What it is The kubelet is a binary that runs as a system service (usually via systemd) on every node in the cluster. Unlike Pods which run inside containers, the kubelet runs directly on the host operating system. It works by taking a set of PodSpecs (provided by the API server or static file paths) and ensuring that the containers described in those PodSpecs are running and healthy.
How it works 1. Registration: Upon startup, the kubelet registers the node with the API server. 2. Monitoring: It constantly watches for new Pod assignments from the API server. 3. Execution: It instructs the container runtime (like containerd or CRI-O) to pull images and start containers. 4. Reporting: It reports the status of the node and the Pods back to the control plane.
How to Troubleshoot Kubelet Issues To diagnose a failed node, follow this logical flow: 1. Check Node Status: Run kubectl get nodes. If a node is NotReady, it usually implies a kubelet or networking issue. 2. Access the Node: SSH into the problematic node (e.g., ssh node01). 3. Check Service Status: Use systemctl status kubelet. Look for states like inactive, failed, or activating. 4. Check Logs: This is the most important step. Run journalctl -u kubelet -f or journalctl -u kubelet --no-pager to read specific error messages (e.g., certificate errors, swap enabled, misconfiguration). 5. Verify Configuration: Check the systemd unit file (often at /etc/systemd/system/kubelet.service.d/10-kubeadm.conf) and the config file (usually /var/lib/kubelet/config.yaml).
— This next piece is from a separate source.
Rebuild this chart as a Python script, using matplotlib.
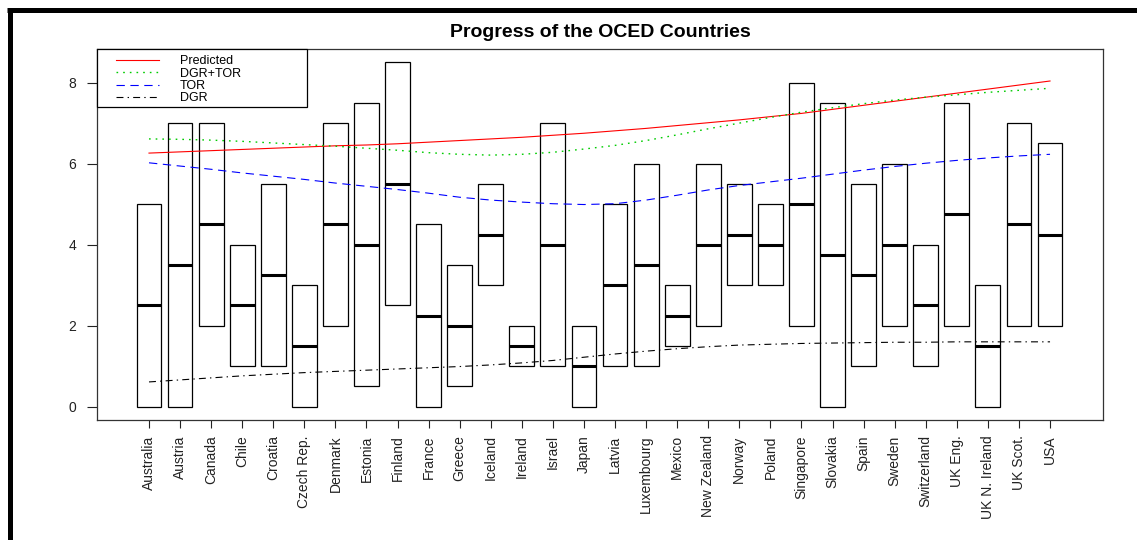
import matplotlib
matplotlib.use("Agg")
import matplotlib.pyplot as plt
from matplotlib.lines import Line2D
from matplotlib.patches import Rectangle

plt.rcParams['font.family'] = ['Liberation Sans', 'DejaVu Sans']
plt.rcParams['lines.scale_dashes'] = False

countries = ["Australia", "Austria", "Canada", "Chile", "Croatia", "Czech Rep.",
             "Denmark", "Estonia", "Finland", "France", "Greece", "Iceland",
             "Ireland", "Israel", "Japan", "Latvia", "Luxembourg", "Mexico",
             "New Zealand", "Norway", "Poland", "Singapore", "Slovakia", "Spain",
             "Sweden", "Switzerland", "UK Eng.", "UK N. Ireland", "UK Scot.", "USA"]

box_low = [0, 0, 2, 1, 1, 0, 2, 0.5, 2.5, 0, 0.5, 3, 1, 1, 0, 1, 1, 1.5,
           2, 3, 3, 2, 0, 1, 2, 1, 2, 0, 2, 2]
box_median = [2.5, 3.5, 4.5, 2.5, 3.25, 1.5, 4.5, 4, 5.5, 2.25, 2, 4.25, 1.5, 4,
              1, 3, 3.5, 2.25, 4, 4.25, 4, 5, 3.75, 3.25, 4, 2.5, 4.75, 1.5, 4.5, 4.25]
box_high = [5, 7, 7, 4, 5.5, 3, 7, 7.5, 8.5, 4.5, 3.5, 5.5, 2, 7, 2, 5, 6, 3,
            6, 5.5, 5, 8, 7.5, 5.5, 6, 4, 7.5, 3, 7, 6.5]

predicted = [6.26, 6.29, 6.32, 6.35, 6.38, 6.41, 6.44, 6.46, 6.49, 6.53,
             6.57, 6.61, 6.65, 6.70, 6.75, 6.81, 6.87, 6.94, 7.01, 7.08,
             7.16, 7.24, 7.34, 7.44, 7.54, 7.64, 7.74, 7.84, 7.94, 8.04]
dgr_tor = [6.61, 6.60, 6.58, 6.55, 6.51, 6.47, 6.43, 6.38, 6.33, 6.27,
           6.23, 6.21, 6.23, 6.28, 6.36, 6.45, 6.57, 6.71, 6.86, 7.00,
           7.14, 7.27, 7.38, 7.48, 7.57, 7.64, 7.70, 7.76, 7.81, 7.86]
tor = [6.02, 5.94, 5.86, 5.77, 5.69, 5.61, 5.52, 5.44, 5.36, 5.27,
       5.17, 5.10, 5.05, 5.01, 4.99, 5.01, 5.10, 5.22, 5.35, 5.46,
       5.55, 5.64, 5.74, 5.84, 5.93, 6.01, 6.08, 6.14, 6.19, 6.23]
dgr = [0.61, 0.66, 0.71, 0.76, 0.80, 0.84, 0.87, 0.90, 0.93, 0.96,
       0.99, 1.03, 1.08, 1.14, 1.22, 1.30, 1.37, 1.43, 1.48, 1.52,
       1.54, 1.56, 1.57, 1.58, 1.59, 1.59, 1.60, 1.60, 1.60, 1.60]

y_ticks = [0, 2, 4, 6, 8]

W, H = 1137, 540
fig = plt.figure(figsize=(W / 100, H / 100), dpi=100)
ax = fig.add_axes([97 / W, 1 - 420 / H, (1103 - 97) / W, (420 - 49) / H])

pos = list(range(1, len(countries) + 1))
heights = [h - l for h, l in zip(box_high, box_low)]
ax.bar(pos, heights, bottom=box_low, width=0.8, fill=False,
       edgecolor='black', linewidth=0.9, zorder=2)
ax.hlines(box_median, [p - 0.4 for p in pos], [p + 0.4 for p in pos],
          colors='black', linewidth=2.2, zorder=3)

ax.plot(pos, predicted, color='#ff0000', lw=0.8, ls='-', label='Predicted', zorder=4)
ax.plot(pos, dgr_tor, color='#00cc00', lw=1.0, ls=(0, (1.2, 3.6)), label='DGR+TOR', zorder=4)
ax.plot(pos, tor, color='#0000ff', lw=0.8, ls=(0, (6, 4)), label='TOR', zorder=4)
ax.plot(pos, dgr, color='black', lw=0.8, ls=(0, (5, 3, 1, 3)), label='DGR', zorder=4)

ax.set_xlim(1 - 52 / 31.07, 1 + 954 / 31.07)
ax.set_ylim(-0.33, 8.83)
ax.set_xticks(pos)
ax.set_xticklabels(countries, rotation=90, fontsize=10)
ax.set_yticks(y_ticks)
ax.set_yticklabels([str(v) for v in y_ticks], fontsize=10)
ax.tick_params(axis='y', length=7, width=0.8, pad=8, colors='#222222')
ax.tick_params(axis='x', length=6, width=0.8, pad=5, colors='#222222')
for s in ax.spines.values():
    s.set_linewidth(0.9)
    s.set_color('#333333')

ax.set_title('Progress of the OCED Countries', fontsize=14, fontweight='bold', pad=8.5)

# legend frame and entries
ax_w, ax_h = 1006, 371
ax.add_patch(Rectangle((0, 1 - 58 / ax_h), 210 / ax_w, 58 / ax_h, transform=ax.transAxes,
                       facecolor='white', edgecolor='black', lw=0.9, zorder=5, clip_on=False))
leg = ax.legend(loc='upper left', bbox_to_anchor=(19 / ax_w, 1 - 6.5 / ax_h), frameon=False,
                fontsize=9, handlelength=3.44, handletextpad=1.68, borderpad=0,
                borderaxespad=0, labelspacing=0.02)
leg.set_zorder(6)

# outer frame edges of the figure
fig.add_artist(Line2D([7 / W, 1.0], [1 - 10 / H, 1 - 10 / H], color='black', lw=3.6,
                      transform=fig.transFigure, solid_capstyle='butt'))
fig.add_artist(Line2D([9.5 / W, 9.5 / W], [1 - 8 / H, 0], color='black', lw=3.6,
                      transform=fig.transFigure, solid_capstyle='butt'))

fig.savefig('out.png', dpi=100)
Ensure paths to certificates and binaries are correct. 6. Fix and Restart: After correcting the configuration or binary path, run systemctl daemon-reload and systemctl restart kubelet.
Exam Tips: Answering Questions on Node troubleshooting and kubelet issues 1. Always Check Status First: Do not jump into fixing things blindly. Run systemctl status kubelet immediately after SSH-ing into the node. If it is stopped, try starting it. 2. Read the Logs Carefully: The logs will tell you exactly why it failed. Common exam scenarios include: - Binary Path Mismatch: The systemd file points to /usr/bin/kubelet but the binary is in /usr/local/bin/kubelet. - Config Path Mismatch: The configuration file argument is pointing to a file that does not exist. - CA Certificate Errors: The kubelet cannot authenticate with the API server due to wrong CA paths. 3. Service Restart Sequence: If you change a configuration file, just restart the service. If you change the service unit file (systemd file), you must run systemctl daemon-reload before restarting the service. 4. Verify: After fixing, run systemctl status kubelet to ensure it is active (running), then exit the node and run kubectl get nodes on the control plane to ensure the node turns to Ready.